Walking around the camps in Lebanon it definitely felt like the most hopeless place on earth. I have heard someone describe it like time is standing still.
For me, one of the biggest criticisms that is thrown at Christians that has the most sticking power is that Christians are known for what they don't do, rather that what they do do. The Christians I met through Heart for Lebanon, not one of them ever told me what they don't do. It was refreshing that the heart for service was one that didn't get tainted by arguments of church stewardship, conflicts over differences or even a bakery*.
I have spent a lot of time thinking about the few days I had in Lebanon and the hours that we spent in camps. I have been searching for the thin line of hope that exists there.
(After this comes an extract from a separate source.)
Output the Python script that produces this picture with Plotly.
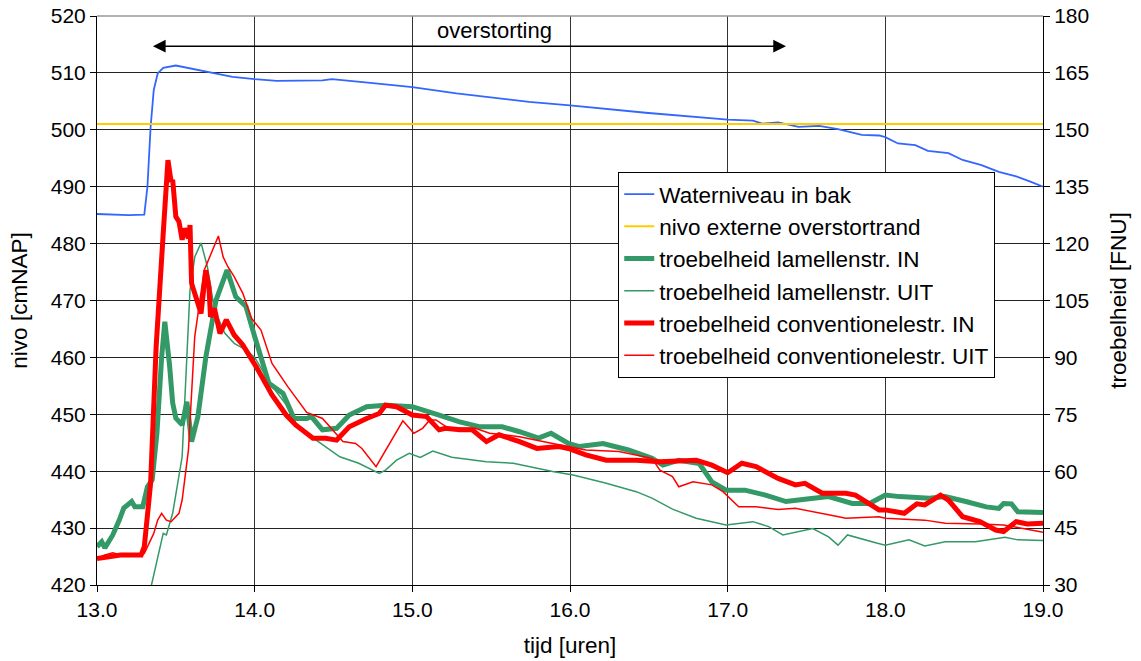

Then it dawned on me.
Hope walks into these camps everyday with supplies.
Hope knows the residents names.
Hope touches the knees and hands of the broken.
Hope listens to the painful stories.
Hope weeps with the broken.
Hope shines its light in dark places.
Hope causes people to smile with its presence, even if only for a minute.
Hope bandages up the scars of the past with its healing touch.
Hope waits with you.
Hope takes the shape in extraordinarily ordinary people.
Hope is relentless.
Hope does the simple things like just getting up in the morning and being there.
Hope strives for resolution even when the horizon line of change is nowhere to be seen.
Hope has a name.
Hope is Chris
Hope is Denise
Hope is Bashir
Hope lies in the faces and the in the actions of the rest of staff at Heart for Lebanon.
As I left Lebanon, taking a last look at the sunrise over Beirut as we walked through the doors of the airport, I thanked God for people who take their faith seriously. Not in a way that gets upset when someone offends them through something they have said or done, but who are upset and offended when there is something that isn't being said or done.